I remember some years ago, as a member of the Teaching Service Commission, looking through a western window of the TSC building and seeing, sometime after Ivor O’Brien demitted office as Secretary of the National Sports Council and a new person was in post, hundreds of files being slung unceremoniously through a window of the Department of Sport (then located where the TSC is now) and into a truck in the yard. They were on their way to the incinerator! So, National Sports Council files so carefully kept over the years and cherished by Deryck Whitehead and Ivor O’Brien went up in flames through the conscious work of human hands. I suppose there is now not much of a written record of my files on the early days of the Inter-Guiana Games, or the experiments about making cricket bats using local wood and bamboo; or all-weather cricket pitches and running tracks using rice dust and cane peeling. Basil Arno, BL Crombie and Quintin Taylor (among others on the Council in those days) must be turning in their graves.

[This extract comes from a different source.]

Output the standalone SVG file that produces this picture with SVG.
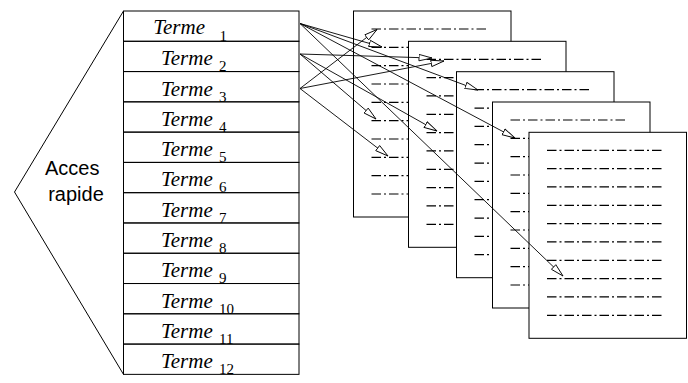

The treatment of the materials at the former Bedford Methodist School does not shock me. It is a social phenomenon. And a social phenomenon is never ascribable to a single causative factor. Drawing attention to the law may not help much. Some people know not, and know not that they know not. Some others again just do not want to know. Some few are unteachable and unreachable.

Two years ago, I assembled three cartons of educational archival materials – some probably the only copy in existence – and sent the materials to an organisation along with a three-page summary and suggestions for the disposal of the materials. What has happened to the materials since then? Least said, soonest mended.

Just as your editorial writer, I feel that, whatever the case with the materials at the former Bedford Methodist School, “it is not a good start for a new government when the sorry tale of our archives which stretches back more than a century continues along the same well-worn path.”